Extracted data entries:

:::

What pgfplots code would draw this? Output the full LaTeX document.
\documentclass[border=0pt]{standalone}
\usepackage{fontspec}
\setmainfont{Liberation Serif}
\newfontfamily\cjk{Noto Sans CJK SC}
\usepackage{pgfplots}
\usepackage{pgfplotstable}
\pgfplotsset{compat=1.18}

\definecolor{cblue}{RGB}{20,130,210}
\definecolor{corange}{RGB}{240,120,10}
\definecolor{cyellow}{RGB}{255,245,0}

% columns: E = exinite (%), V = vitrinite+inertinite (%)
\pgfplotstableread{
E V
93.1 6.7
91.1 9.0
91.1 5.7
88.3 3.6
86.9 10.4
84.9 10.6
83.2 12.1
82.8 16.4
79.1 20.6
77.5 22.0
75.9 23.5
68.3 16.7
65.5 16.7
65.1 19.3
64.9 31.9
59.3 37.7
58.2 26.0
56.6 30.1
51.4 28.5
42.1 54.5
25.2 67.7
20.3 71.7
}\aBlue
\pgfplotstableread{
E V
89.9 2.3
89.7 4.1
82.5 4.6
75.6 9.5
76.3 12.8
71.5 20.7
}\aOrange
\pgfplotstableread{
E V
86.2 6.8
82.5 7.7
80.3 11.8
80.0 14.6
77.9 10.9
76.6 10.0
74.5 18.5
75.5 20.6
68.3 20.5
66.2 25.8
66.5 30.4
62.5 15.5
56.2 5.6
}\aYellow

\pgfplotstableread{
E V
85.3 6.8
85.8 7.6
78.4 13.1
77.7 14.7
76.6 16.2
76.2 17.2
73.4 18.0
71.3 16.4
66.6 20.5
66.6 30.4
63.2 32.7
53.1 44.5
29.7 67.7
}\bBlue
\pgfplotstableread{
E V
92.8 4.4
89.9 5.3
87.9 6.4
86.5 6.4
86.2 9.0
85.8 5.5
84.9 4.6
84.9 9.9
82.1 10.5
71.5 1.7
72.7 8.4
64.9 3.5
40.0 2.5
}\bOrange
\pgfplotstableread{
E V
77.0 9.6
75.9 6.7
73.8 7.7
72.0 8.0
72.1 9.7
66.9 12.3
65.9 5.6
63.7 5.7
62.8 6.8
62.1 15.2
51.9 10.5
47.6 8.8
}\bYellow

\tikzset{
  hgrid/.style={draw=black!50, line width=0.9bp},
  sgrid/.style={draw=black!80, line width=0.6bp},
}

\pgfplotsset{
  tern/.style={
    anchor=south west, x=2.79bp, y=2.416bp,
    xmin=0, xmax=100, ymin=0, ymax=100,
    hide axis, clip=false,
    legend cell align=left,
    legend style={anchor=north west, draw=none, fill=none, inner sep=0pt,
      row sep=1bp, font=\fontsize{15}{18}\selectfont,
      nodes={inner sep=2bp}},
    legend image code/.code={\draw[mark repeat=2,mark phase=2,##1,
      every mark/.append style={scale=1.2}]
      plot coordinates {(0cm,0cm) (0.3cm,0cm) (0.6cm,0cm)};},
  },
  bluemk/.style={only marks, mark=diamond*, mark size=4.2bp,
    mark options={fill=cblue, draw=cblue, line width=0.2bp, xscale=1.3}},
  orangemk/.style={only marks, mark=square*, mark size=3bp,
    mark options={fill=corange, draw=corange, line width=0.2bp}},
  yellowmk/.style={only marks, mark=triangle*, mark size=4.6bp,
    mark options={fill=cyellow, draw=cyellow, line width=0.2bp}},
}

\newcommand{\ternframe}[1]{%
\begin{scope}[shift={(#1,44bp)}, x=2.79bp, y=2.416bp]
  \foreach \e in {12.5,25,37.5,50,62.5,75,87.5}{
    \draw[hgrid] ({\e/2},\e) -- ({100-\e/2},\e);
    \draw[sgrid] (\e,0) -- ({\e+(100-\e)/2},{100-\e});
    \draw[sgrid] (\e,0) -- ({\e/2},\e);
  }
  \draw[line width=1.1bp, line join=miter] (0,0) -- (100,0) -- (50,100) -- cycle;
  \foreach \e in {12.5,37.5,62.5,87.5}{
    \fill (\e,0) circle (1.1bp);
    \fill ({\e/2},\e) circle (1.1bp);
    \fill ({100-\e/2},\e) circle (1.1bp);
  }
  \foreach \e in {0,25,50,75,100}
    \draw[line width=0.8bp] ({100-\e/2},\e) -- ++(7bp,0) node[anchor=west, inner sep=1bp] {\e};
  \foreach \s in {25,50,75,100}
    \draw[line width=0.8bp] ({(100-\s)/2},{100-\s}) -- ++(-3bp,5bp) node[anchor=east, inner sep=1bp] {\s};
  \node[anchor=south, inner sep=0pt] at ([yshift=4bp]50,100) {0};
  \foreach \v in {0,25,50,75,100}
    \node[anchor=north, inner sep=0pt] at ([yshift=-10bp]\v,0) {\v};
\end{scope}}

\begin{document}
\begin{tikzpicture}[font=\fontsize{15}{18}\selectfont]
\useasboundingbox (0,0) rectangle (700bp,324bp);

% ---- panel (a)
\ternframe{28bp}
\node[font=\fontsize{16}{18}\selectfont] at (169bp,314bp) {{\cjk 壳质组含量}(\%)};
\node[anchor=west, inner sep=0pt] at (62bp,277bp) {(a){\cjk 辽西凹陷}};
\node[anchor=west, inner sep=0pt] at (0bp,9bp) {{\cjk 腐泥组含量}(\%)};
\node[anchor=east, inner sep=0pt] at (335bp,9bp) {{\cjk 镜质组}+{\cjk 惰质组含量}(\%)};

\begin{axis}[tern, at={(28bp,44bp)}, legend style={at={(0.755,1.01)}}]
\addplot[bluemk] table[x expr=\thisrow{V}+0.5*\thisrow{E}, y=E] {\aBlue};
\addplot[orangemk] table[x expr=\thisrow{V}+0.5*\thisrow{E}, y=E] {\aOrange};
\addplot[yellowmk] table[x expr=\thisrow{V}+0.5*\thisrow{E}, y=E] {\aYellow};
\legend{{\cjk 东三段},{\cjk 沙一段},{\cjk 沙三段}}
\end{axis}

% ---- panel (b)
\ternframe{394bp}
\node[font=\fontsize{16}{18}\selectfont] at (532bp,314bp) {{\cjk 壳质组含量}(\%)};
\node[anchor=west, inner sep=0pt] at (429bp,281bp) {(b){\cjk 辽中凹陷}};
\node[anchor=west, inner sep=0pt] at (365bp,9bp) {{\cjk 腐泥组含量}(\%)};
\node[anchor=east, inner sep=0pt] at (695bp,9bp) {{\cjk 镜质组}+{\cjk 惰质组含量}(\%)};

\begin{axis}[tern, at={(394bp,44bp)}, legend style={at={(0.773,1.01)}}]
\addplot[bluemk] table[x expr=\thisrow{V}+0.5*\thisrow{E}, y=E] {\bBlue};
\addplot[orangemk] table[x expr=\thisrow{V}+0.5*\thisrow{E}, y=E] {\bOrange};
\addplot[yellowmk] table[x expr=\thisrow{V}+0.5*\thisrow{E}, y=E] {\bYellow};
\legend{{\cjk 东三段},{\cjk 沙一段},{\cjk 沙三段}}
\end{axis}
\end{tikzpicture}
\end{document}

:::

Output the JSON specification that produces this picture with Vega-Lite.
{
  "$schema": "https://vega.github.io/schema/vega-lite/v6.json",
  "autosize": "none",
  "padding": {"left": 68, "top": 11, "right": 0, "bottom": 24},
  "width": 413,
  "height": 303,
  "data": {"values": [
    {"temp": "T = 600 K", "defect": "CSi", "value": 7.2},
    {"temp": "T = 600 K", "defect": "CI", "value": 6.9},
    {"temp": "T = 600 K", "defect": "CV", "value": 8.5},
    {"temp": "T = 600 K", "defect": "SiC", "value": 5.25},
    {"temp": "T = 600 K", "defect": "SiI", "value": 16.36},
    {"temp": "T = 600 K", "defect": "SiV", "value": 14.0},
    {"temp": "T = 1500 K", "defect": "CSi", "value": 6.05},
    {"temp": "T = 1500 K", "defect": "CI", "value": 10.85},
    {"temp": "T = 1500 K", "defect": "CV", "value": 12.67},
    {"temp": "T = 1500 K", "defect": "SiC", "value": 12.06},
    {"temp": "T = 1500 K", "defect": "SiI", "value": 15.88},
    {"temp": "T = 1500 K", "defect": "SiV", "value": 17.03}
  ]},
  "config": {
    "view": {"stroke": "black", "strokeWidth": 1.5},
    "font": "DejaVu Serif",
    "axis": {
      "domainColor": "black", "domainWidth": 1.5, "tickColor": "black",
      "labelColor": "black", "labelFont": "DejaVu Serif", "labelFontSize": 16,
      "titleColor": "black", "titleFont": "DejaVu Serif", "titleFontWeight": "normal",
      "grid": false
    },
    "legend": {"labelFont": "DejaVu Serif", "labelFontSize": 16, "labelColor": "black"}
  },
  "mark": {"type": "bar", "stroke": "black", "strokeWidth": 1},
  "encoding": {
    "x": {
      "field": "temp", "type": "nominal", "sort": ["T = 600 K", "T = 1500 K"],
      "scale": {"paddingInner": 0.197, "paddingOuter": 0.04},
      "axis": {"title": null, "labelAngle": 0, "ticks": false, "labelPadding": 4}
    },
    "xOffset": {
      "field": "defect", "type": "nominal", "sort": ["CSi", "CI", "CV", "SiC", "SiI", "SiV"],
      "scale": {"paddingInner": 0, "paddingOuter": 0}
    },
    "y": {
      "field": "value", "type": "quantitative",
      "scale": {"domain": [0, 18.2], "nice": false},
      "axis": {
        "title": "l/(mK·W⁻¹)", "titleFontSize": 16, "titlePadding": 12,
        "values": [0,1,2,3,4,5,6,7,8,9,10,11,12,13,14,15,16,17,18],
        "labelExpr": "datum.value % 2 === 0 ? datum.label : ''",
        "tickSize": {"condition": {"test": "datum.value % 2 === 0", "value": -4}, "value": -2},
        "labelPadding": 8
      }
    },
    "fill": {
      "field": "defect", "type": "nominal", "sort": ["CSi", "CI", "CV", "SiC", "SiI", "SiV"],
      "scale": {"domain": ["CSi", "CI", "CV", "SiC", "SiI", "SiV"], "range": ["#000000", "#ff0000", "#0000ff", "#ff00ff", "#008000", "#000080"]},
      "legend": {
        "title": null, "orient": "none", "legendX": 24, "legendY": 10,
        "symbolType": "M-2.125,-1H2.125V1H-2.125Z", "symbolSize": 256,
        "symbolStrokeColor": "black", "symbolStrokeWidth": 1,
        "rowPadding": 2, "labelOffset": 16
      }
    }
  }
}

:::

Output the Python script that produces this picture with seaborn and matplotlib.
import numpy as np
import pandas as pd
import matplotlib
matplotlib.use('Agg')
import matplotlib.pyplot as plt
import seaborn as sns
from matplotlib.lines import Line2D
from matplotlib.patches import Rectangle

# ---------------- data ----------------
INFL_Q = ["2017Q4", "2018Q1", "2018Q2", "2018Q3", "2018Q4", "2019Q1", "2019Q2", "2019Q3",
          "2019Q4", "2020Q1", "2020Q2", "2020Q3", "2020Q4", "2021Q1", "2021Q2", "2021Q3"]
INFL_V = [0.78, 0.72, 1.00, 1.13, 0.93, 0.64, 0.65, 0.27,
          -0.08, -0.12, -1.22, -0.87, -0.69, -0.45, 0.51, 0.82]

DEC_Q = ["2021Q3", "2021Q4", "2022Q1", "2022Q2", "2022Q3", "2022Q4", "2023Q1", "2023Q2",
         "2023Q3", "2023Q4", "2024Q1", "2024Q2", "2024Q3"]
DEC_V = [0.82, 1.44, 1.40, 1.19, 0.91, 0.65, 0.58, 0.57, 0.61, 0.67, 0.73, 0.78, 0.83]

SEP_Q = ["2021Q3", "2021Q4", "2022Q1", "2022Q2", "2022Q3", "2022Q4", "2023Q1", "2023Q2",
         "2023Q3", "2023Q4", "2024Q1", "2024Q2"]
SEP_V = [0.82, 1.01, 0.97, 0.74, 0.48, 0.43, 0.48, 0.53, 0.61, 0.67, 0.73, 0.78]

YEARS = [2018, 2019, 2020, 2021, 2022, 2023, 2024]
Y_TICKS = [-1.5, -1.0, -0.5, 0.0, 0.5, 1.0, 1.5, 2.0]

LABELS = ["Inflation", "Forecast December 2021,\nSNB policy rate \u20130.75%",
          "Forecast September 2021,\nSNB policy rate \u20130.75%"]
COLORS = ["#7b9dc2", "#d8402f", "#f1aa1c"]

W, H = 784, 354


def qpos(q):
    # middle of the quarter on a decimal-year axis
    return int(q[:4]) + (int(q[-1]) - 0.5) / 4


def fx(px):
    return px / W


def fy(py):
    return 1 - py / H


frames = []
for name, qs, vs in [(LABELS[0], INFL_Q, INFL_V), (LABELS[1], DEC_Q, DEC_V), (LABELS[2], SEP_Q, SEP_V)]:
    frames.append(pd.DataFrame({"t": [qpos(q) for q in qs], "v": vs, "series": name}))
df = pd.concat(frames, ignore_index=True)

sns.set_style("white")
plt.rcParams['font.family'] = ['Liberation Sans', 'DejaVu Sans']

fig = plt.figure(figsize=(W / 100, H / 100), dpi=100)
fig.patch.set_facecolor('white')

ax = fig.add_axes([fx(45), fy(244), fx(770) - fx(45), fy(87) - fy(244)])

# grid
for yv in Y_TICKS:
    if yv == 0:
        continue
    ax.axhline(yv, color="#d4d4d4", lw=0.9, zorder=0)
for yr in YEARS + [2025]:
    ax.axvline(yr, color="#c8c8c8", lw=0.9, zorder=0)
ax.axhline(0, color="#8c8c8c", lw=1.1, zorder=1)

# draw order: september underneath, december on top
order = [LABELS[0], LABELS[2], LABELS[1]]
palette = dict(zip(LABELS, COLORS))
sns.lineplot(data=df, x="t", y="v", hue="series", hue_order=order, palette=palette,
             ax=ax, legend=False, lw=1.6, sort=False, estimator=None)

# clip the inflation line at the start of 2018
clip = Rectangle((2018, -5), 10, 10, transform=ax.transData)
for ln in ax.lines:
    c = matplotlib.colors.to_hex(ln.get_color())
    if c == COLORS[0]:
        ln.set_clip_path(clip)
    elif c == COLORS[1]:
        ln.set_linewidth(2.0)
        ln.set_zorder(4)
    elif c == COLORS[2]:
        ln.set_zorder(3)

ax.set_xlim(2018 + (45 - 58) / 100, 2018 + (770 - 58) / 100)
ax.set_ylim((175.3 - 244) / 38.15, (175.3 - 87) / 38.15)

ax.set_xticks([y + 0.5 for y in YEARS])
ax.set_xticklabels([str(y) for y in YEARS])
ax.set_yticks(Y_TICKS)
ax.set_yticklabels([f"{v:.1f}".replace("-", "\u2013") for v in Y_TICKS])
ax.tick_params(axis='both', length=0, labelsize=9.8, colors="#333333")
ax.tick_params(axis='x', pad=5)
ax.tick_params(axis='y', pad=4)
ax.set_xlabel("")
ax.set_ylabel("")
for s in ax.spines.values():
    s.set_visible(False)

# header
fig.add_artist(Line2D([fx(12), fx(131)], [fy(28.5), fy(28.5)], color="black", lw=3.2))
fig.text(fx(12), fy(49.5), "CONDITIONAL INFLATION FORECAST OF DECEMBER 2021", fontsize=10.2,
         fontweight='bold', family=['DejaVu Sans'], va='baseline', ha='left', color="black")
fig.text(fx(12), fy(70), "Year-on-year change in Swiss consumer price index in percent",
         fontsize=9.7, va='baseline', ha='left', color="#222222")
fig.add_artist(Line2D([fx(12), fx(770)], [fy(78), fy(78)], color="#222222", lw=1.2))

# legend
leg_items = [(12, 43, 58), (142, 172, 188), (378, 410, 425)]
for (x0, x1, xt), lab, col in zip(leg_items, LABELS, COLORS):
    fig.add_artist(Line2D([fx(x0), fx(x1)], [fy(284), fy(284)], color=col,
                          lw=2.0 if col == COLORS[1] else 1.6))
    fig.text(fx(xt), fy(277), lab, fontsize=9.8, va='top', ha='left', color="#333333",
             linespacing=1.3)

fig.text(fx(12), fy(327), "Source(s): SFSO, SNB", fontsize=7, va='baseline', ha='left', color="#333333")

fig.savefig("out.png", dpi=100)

:::

### What needs to be done
List every line above that contains the word "matplotlib".

### Exercise result
Output the Python script that produces this picture with seaborn and matplotlib.
import matplotlib
matplotlib.use('Agg')
import matplotlib.pyplot as plt
from matplotlib.lines import Line2D
from matplotlib.patches import Rectangle
    c = matplotlib.colors.to_hex(ln.get_color())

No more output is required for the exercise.